Critics will choose that latter option, and provide evidence from a recent Star story to buttress their point.
Summed up, the Cordish Co. project is not coming close to meeting the optimistic tax revenue projections from a decade ago. That means most of the debt payments, which are far higher than revenues, must be paid by city taxpayers at a cost of millions of dollars a year.
The key takeaway for opponents is that the city should not have put taxpayers on the hook for the debt, which is siphoning much-needed funds from basic public services and will continue to do so for many years.
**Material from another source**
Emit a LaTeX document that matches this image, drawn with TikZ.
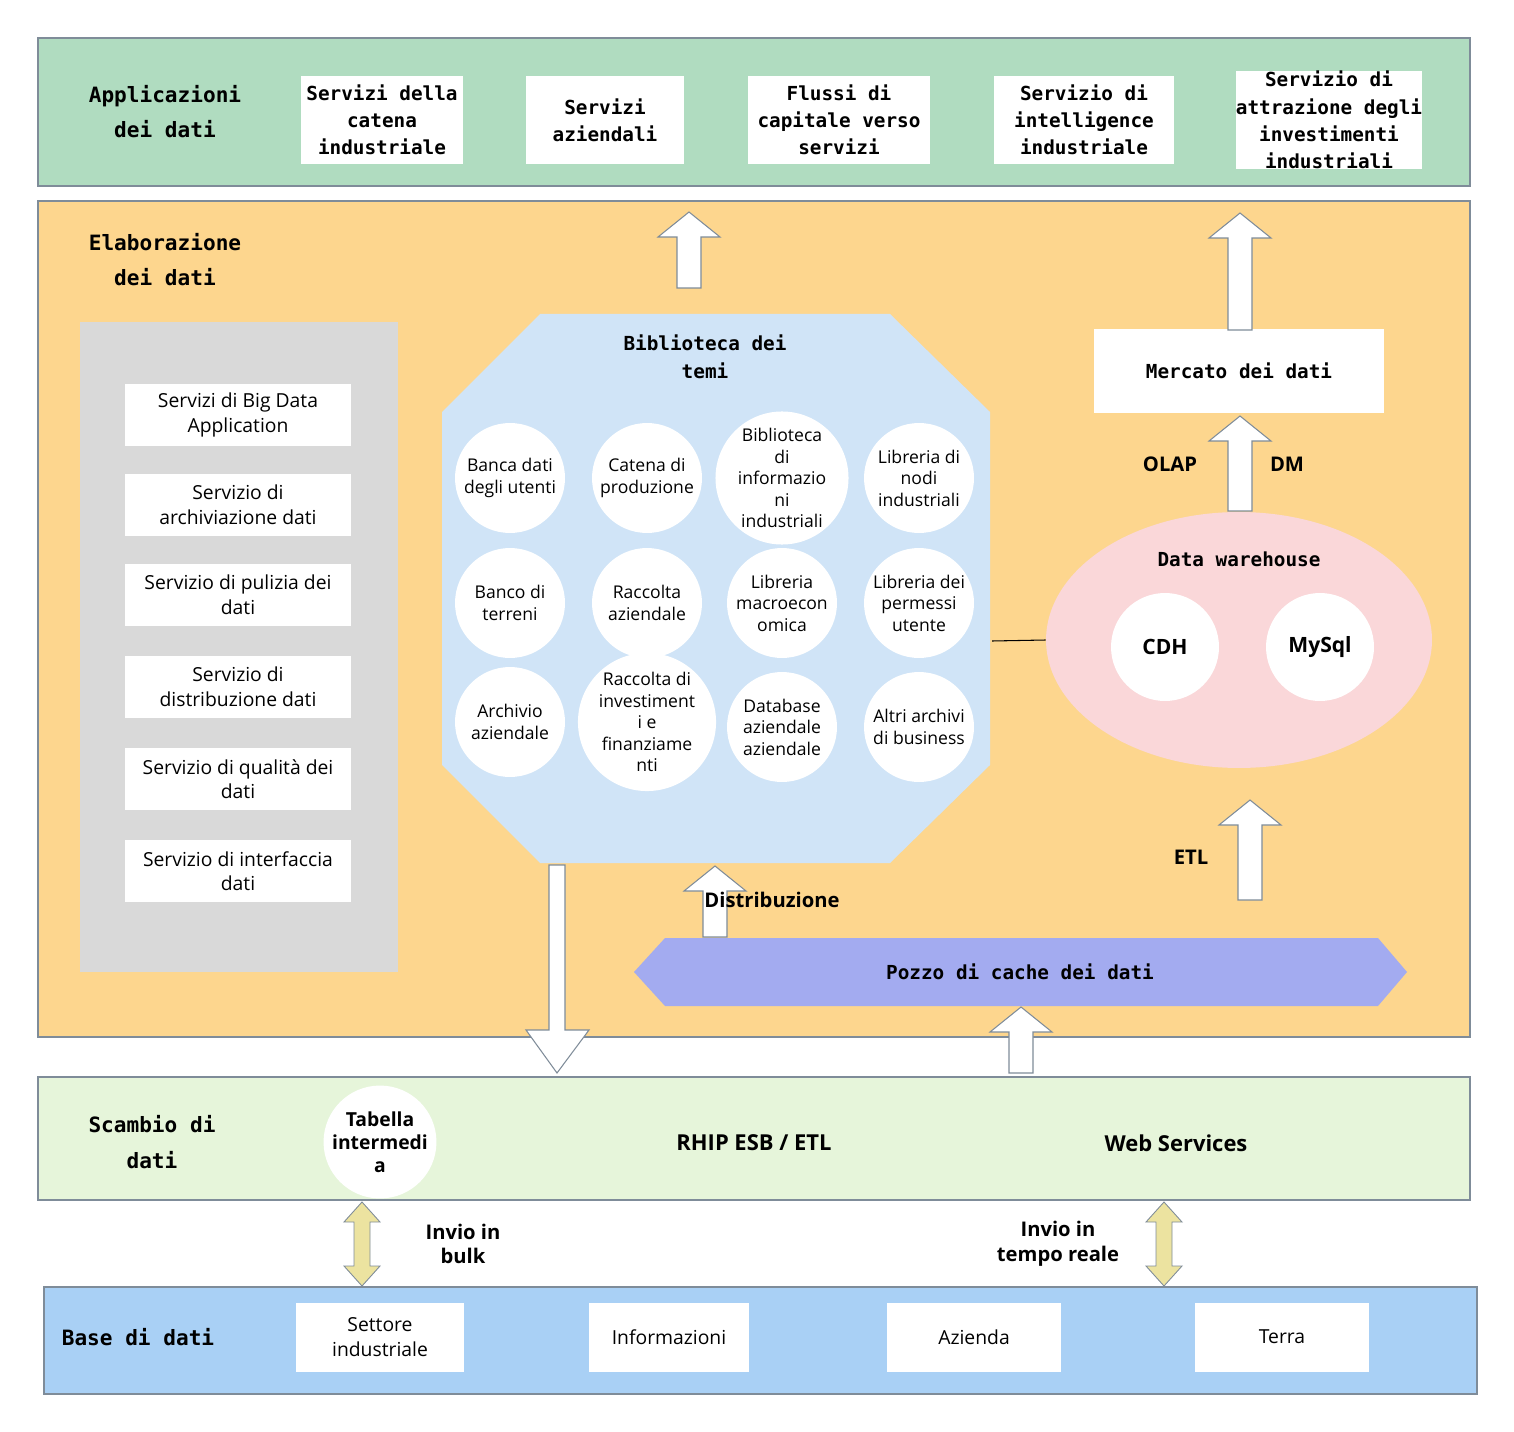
\documentclass[tikz,border=0pt]{standalone}
\usepackage{fontspec}
\setmainfont{Open Sans}
\setmonofont{DejaVu Sans Mono}
\usetikzlibrary{positioning,shapes.geometric}
\definecolor{appgreen}{HTML}{B0DCC0}
\definecolor{elabor}{HTML}{FDD68E}
\definecolor{panelgray}{HTML}{D9D9D9}
\definecolor{libblue}{HTML}{D0E4F7}
\definecolor{dwpink}{HTML}{FAD7D9}
\definecolor{poolblue}{HTML}{A3ABF0}
\definecolor{exgreen}{HTML}{E6F5DA}
\definecolor{baseblue}{HTML}{A9D0F5}
\definecolor{dblyellow}{HTML}{ECE3A0}
\definecolor{edge}{HTML}{7F8C99}
\tikzset{
  band/.style={draw=edge,line width=0.6pt},
  head/.style={font=\ttfamily\bfseries\fontsize{12}{20}\selectfont,align=center},
  mbox/.style={fill=white,font=\ttfamily\bfseries\fontsize{11}{15.5}\selectfont,align=center},
  sbox/.style={fill=white,font=\fontsize{11}{14}\selectfont,align=center},
  topic/.style={circle,fill=white,minimum size=2.2cm,inner sep=0pt,font=\fontsize{10}{12.2}\selectfont,align=center},
  lbl/.style={font=\bfseries\fontsize{11.5}{14}\selectfont,align=center},
  blockarr/.style={fill=white,draw=edge,line width=0.6pt},
}
\newcommand{\uparr}[3]{\draw[blockarr] (#1-12,#2) -- (#1-12,#3+25) -- (#1-31,#3+25) -- (#1,#3) -- (#1+31,#3+25) -- (#1+12,#3+25) -- (#1+12,#2) -- cycle;}
\newcommand{\dblarr}[3]{\draw[fill=dblyellow,draw=edge,line width=0.5pt] (#1-8,#2+20) -- (#1-18,#2+20) -- (#1,#2) -- (#1+18,#2+20) -- (#1+8,#2+20) -- (#1+8,#3-20) -- (#1+18,#3-20) -- (#1,#3) -- (#1-18,#3-20) -- (#1-8,#3-20) -- cycle;}
\begin{document}
\begin{tikzpicture}[x=0.02cm,y=-0.02cm]
  \useasboundingbox (0,0) rectangle (1514,1432);
  %applicazioni
  \draw[band,fill=appgreen] (38,38) rectangle (1470,186);
  \node[head] (apptitle) at (165,112) {Applicazioni\\dei dati};
  \node[mbox,minimum width=3.16cm,minimum height=1.78cm] (app1) at (382,120) {Servizi della\\catena\\industriale};
  \node[mbox,minimum width=3.16cm,minimum height=1.78cm] (app2) at (605,120) {Servizi\\aziendali};
  \node[mbox,minimum width=3.64cm,minimum height=1.78cm] (app3) at (839,120) {Flussi di\\capitale verso\\servizi};
  \node[mbox,minimum width=3.62cm,minimum height=1.78cm] (app4) at (1084,120) {Servizio di\\intelligence\\industriale};
  \node[mbox,minimum width=3.62cm,minimum height=1.78cm,inner sep=0pt] (app5) at (1329,120) {Servizio di\\attrazione degli\\investimenti\\industriali};

  %elaborazione
  \draw[band,fill=elabor] (38,201) rectangle (1470,1037);
  \node[head] (elabtitle) at (165,260) {Elaborazione\\dei dati};
  \fill[panelgray] (80,322) rectangle (398,972);
  \foreach \y/\t in {415/{Servizi di Big Data\\Application},505/{Servizio di\\archiviazione dati},595/{Servizio di pulizia dei\\dati},687/{Servizio di\\distribuzione dati},779/{Servizio di qualità dei\\dati},871/{Servizio di interfaccia\\dati}}
    \node[sbox,minimum width=4.54cm,minimum height=1.26cm] at (238,\y) {\t};

  %biblioteca
  \fill[libblue] (540,314) -- (890,314) -- (990,412) -- (990,765) -- (890,863) -- (540,863) -- (442,765) -- (442,412) -- cycle;
  \node[head,font=\ttfamily\bfseries\fontsize{11}{16}\selectfont] (libtitle) at (705,357) {Biblioteca dei\\temi};
  \node[topic] (t1) at (510,478) {Banca dati\\degli utenti};
  \node[topic] (t2) at (647,478) {Catena di\\produzione};
  \node[topic] (t3) at (782,478) {Biblioteca\\di\\informazio\\ni\\industriali};
  \node[topic] (t4) at (919,478) {Libreria di\\nodi\\industriali};
  \node[topic] (t5) at (510,603) {Banco di\\terreni};
  \node[topic] (t6) at (647,603) {Raccolta\\aziendale};
  \node[topic] (t7) at (782,603) {Libreria\\macroecon\\omica};
  \node[topic] (t8) at (919,603) {Libreria dei\\permessi\\utente};
  \node[topic] (t9) at (510,722) {Archivio\\aziendale};
  \node[topic] (t10) at (647,722) {Raccolta di\\investiment\\i e\\finanziame\\nti};
  \node[topic] (t11) at (782,727) {Database\\aziendale\\aziendale};
  \node[topic] (t12) at (919,727) {Altri archivi\\di business};

  %data warehouse
  \node[mbox,minimum width=5.82cm,minimum height=1.7cm] (market) at (1239,371) {Mercato dei dati};
  \node[ellipse,fill=dwpink,minimum width=7.72cm,minimum height=5.12cm] (dw) at (1239,640) {};
  \node[head,font=\ttfamily\bfseries\fontsize{11}{16}\selectfont] (dwtitle) at (1239,559) {Data warehouse};
  \node[topic,minimum size=2.16cm,font=\bfseries\fontsize{12}{14}\selectfont] (cdh) at (1165,647) {CDH};
  \node[topic,minimum size=2.16cm,font=\bfseries\fontsize{12}{14}\selectfont] (mysql) at (1320,647) {MySql};
  \coordinate (libedge) at (992,641);
  \draw[line width=0.6pt] (libedge) -- (dw.west);
  \node[lbl] (olap) at (1170,464) {OLAP};
  \node[lbl] (dm) at (1287,464) {DM};
  \node[lbl] (etl) at (1191,857) {ETL};

  %arrows
  \uparr{689}{288}{212}
  \uparr{1240}{330}{213}
  \uparr{1240}{511}{416}
  \uparr{1250}{900}{800}
  \uparr{715}{937}{866}
  \uparr{1021}{1073}{1007}
  \draw[blockarr] (549,865) -- (549,1030) -- (526,1030) -- (557,1073) -- (589,1030) -- (565,1030) -- (565,865) -- cycle;
  \node[lbl] (distr) at (772,900) {Distribuzione};

  %pozzo
  \fill[poolblue] (634,972) -- (665,938) -- (1378,938) -- (1407,972) -- (1378,1006) -- (665,1006) -- cycle;
  \node[mbox,fill=none] (pool) at (1020,972) {Pozzo di cache dei dati};

  %scambio
  \draw[band,fill=exgreen] (38,1077) rectangle (1470,1200);
  \node[head] (extitle) at (152,1142) {Scambio di\\dati};
  \node[topic,minimum size=2.08cm,font=\bfseries\fontsize{11}{13}\selectfont] (tab) at (380,1142) {Tabella\\intermedi\\a};
  \node[lbl,font=\bfseries\fontsize{12.5}{15}\selectfont] (esb) at (754,1143) {RHIP ESB / ETL};
  \node[lbl,font=\bfseries\fontsize{12.5}{15}\selectfont] (ws) at (1176,1143) {Web Services};
  \dblarr{362}{1202}{1286}
  \dblarr{1164}{1202}{1286}
  \node[lbl] (bulk) at (463,1244) {Invio in\\bulk};
  \node[lbl] (rt) at (1058,1244) {Invio in\\tempo reale};

  %base
  \draw[band,fill=baseblue] (44,1287) rectangle (1477,1394);
  \node[head] (basetitle) at (138,1337) {Base di dati};
  \node[sbox,minimum width=3.36cm,minimum height=1.38cm] (b1) at (380,1337) {Settore\\industriale};
  \node[sbox,minimum width=3.22cm,minimum height=1.38cm] (b2) at (669,1337) {Informazioni};
  \node[sbox,minimum width=3.48cm,minimum height=1.38cm] (b3) at (974,1337) {Azienda};
  \node[sbox,minimum width=3.48cm,minimum height=1.38cm] (b4) at (1282,1337) {Terra};
\end{tikzpicture}
\end{document}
I agree with some of this teeth gnashing. I engaged in it myself at the time, wondering whether the city was burdening itself with too much debt.
Then-city Auditor Mark Funkhouser was the leading city official questioning the wisdom of borrowing so heavily. As Funkhouser presciently noted, “All I’m trying to do is point out the risks.”
With the benefit of hindsight, here’s my view in 2015.
No, Barnes and Co. don’t look like geniuses.
However, they did what they had to do: City officials took bold moves to finally try to eliminate a lot of blight and reinvest in a more vibrant downtown through the Power & Light District, hoping it would lead to even more reinvestment in the city’s central core, wooing residents and companies.
Don’t forget just how lifeless the heart of Kansas City was back then.
To her credit, Barnes didn’t want downtown to continue slogging along as it had with incremental upgrades under previous mayors Richard Berkley and Emanuel Cleaver. Big risks had to be taken, she told me then, because “progressive cities invest” in their futures.
Fast forward to today and — for a host of reasons that aren’t all about the Power & Light District — downtown’s residential population has more than doubled to 20,000 people. Developers are making huge private investments in hotels and apartments. And a two-mile streetcar line is under construction.
Kansas City is a far more appealing place to call home.
That’s crucial, because the city is competing with many others that haven’t sat pat in the last decade, either. Competitors for jobs and businesses — including Oklahoma City, Nashville, Denver, Tulsa, Cincinnati, Louisville, Seattle and Minneapolis — have improved their urban cores.
Sure, I wish a company now called Johnson Consulting would not have grossly overestimated the entertainment district’s tax revenues more than a decade ago. That was not helpful to city officials.
I wish Barnes and the city had struck a more taxpayer-friendly deal with Cordish, making it take on larger financial risks.
Looking forward, I hope the city has learned its lesson and will help build a convention hotel with the lowest possible use of taxpayer subsidies.
The reality is that the Power & Light project will be a long-term benefit for Kansas City, while carrying long-term costs for current and future residents.